By CASSIE FERGUSON
Illustrations by RICK JONES
A night sky offers a kaleidoscope of cosmic creatures, the glow of a nebulae, the fiery tail of a comet, and the wash of the rest of the Milky Way. Among the shifting menagerie lurk the dinosaurs of the universe, globular clusters. Thousands, and even millions, of stars have been crowding into these clusters since the beginning of the universe, gathering like slow-moving swarms of insects around a light.

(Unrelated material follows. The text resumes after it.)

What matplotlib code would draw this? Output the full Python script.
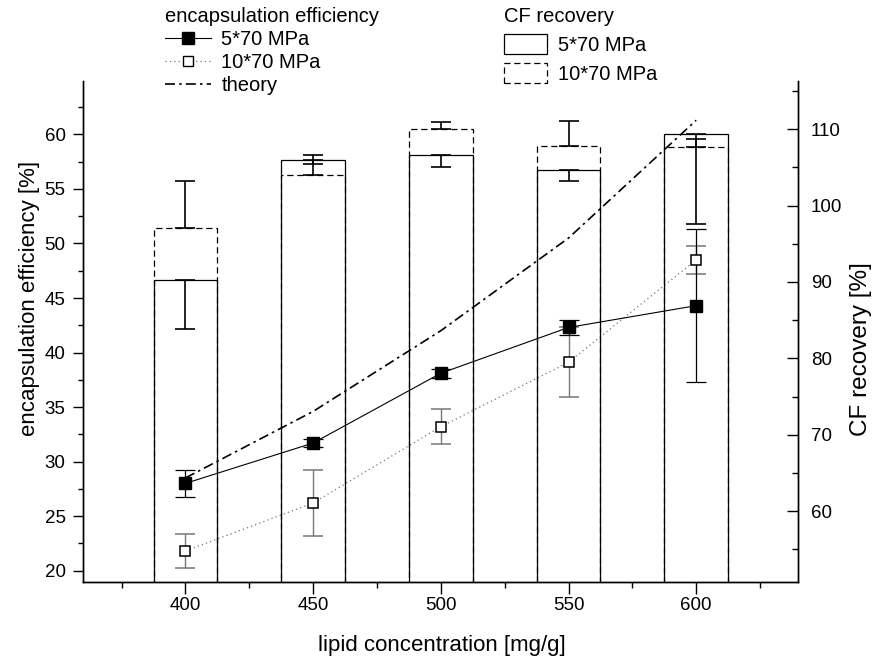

One of the most crowded of the clusters has also been attracting a host of astronomers to its dazzling heart. Globular cluster M15 has been a puzzle to sky gazers since the 1700's, when French comet hunter Charles Messier spotted the cluster as a faint patch of light in the constellation Pegasus. Armed with more powerful telescopes, astronomers after Messier began to peer more closely at M15. As they gazed at the stellar gathering, the astronomers began to wonder what could be going on in the intensely crowded cluster center.

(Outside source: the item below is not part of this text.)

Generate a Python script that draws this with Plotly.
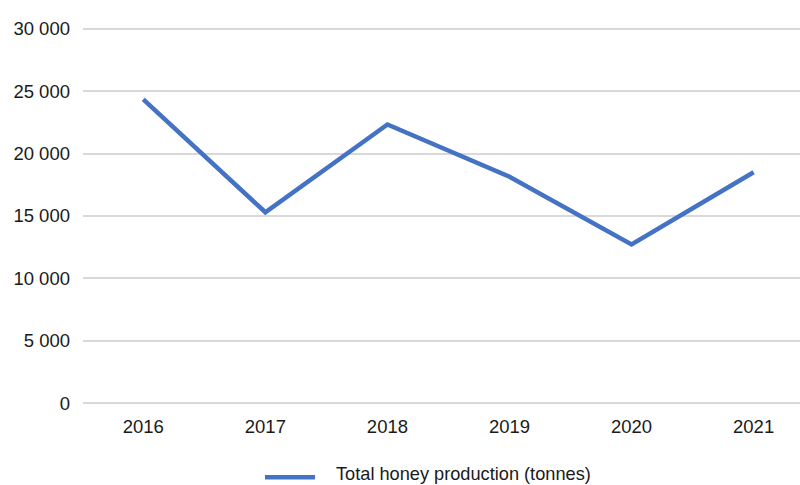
import plotly.graph_objects as go

# Annual honey production
years = [2016, 2017, 2018, 2019, 2020, 2021]
production = [24350, 15300, 22330, 18150, 12720, 18500]
series_name = "Total honey production (tonnes)"
y_ticks = [0, 5000, 10000, 15000, 20000, 25000, 30000]

LINE_BLUE = "#4472C4"
GRID = "#d9d9d9"
TEXT = "#1a1a1a"
FONT = "Liberation Sans, Arial, sans-serif"

fig = go.Figure()
fig.add_trace(go.Scatter(
    x=years,
    y=production,
    mode="lines",
    name=series_name,
    line=dict(color=LINE_BLUE, width=4.5),
    showlegend=False,
))

# Legend key drawn below the plot: a line sample and its label
fig.add_shape(
    type="line", xref="paper", yref="paper",
    x0=0.2538, x1=0.3236, y0=-0.184, y1=-0.184,
    line=dict(color=LINE_BLUE, width=4.5),
)
fig.add_annotation(
    xref="paper", yref="paper", x=0.3501, y=-0.176,
    xanchor="left", yanchor="middle", showarrow=False,
    text=series_name,
    font=dict(family=FONT, size=18.2, color=TEXT),
)

fig.update_layout(
    width=800,
    height=485,
    margin=dict(l=83, r=0, t=25, b=78, autoexpand=False),
    paper_bgcolor="white",
    plot_bgcolor="white",
    font=dict(family=FONT, size=18.5, color=TEXT),
    separators=". ",
)

fig.update_xaxes(
    range=[2015.506, 2021.38],
    tickmode="array",
    tickvals=years,
    ticktext=[str(y) for y in years],
    showgrid=False,
    zeroline=False,
    showline=False,
    ticks="",
    ticklabelstandoff=6,
)

fig.update_yaxes(
    range=[-300, 30300],
    tickmode="array",
    tickvals=y_ticks,
    tickformat=",d",
    showgrid=True,
    gridcolor=GRID,
    gridwidth=1.6,
    zeroline=False,
    showline=False,
    ticks="",
    ticklabelstandoff=12,
)

fig.write_html("out.html")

The globular cluster M15 lies
in the constellation Pegasus.
On a clear night, the millions
of stars are visible through a
pair of binoculars.
A closer view.
"In some clusters, of which M15 is a prime example, things get very crowded in the center, like a big city. Just as in a city, extra things can happen when it gets crowded. Stars might even physically collide with one another, and a variety of strange products might be formed. Pairs of stars might be whizzing rapidly around each other, like the Moon around the Sun," explains Ruth Peterson of the University of California Lick Observatory.
If M15 were a city, the stars would all be rushing downtown.

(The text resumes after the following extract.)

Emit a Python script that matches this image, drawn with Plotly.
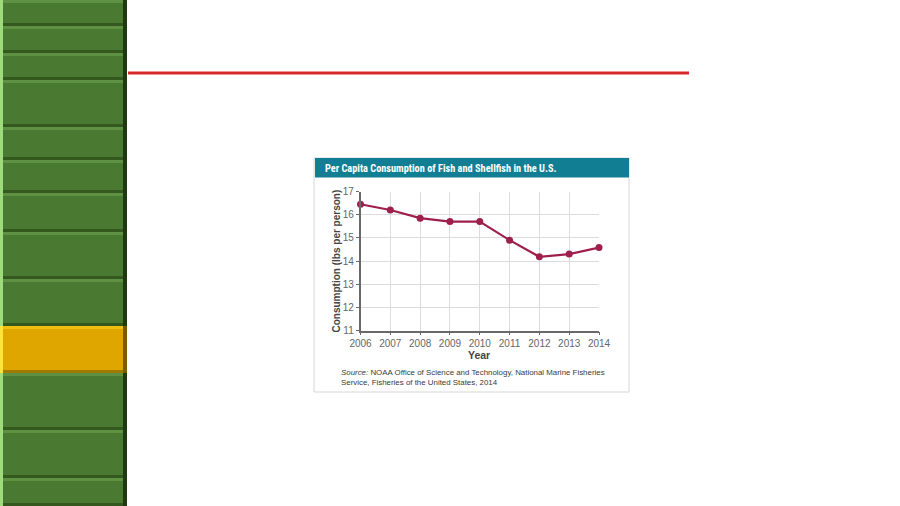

Researchers such as Michael Bolte of the University of California at Santa Cruz hope to learn more about the crowded center of globular clusters because, "... in many ways they are like mini-laboratories in which we can study how stars interact when you put lots of them in a relatively small volume." Observations from these mini-labs, he says, can be applied to cluster evolution and the evolution of galaxies such as our own. In the past few decades, theorists have devised two explanations for the stars' rush to the cluster center. Either the stars are pulled towards the center by a phenomenon called a core collapse, or they are heading towards a massive black hole.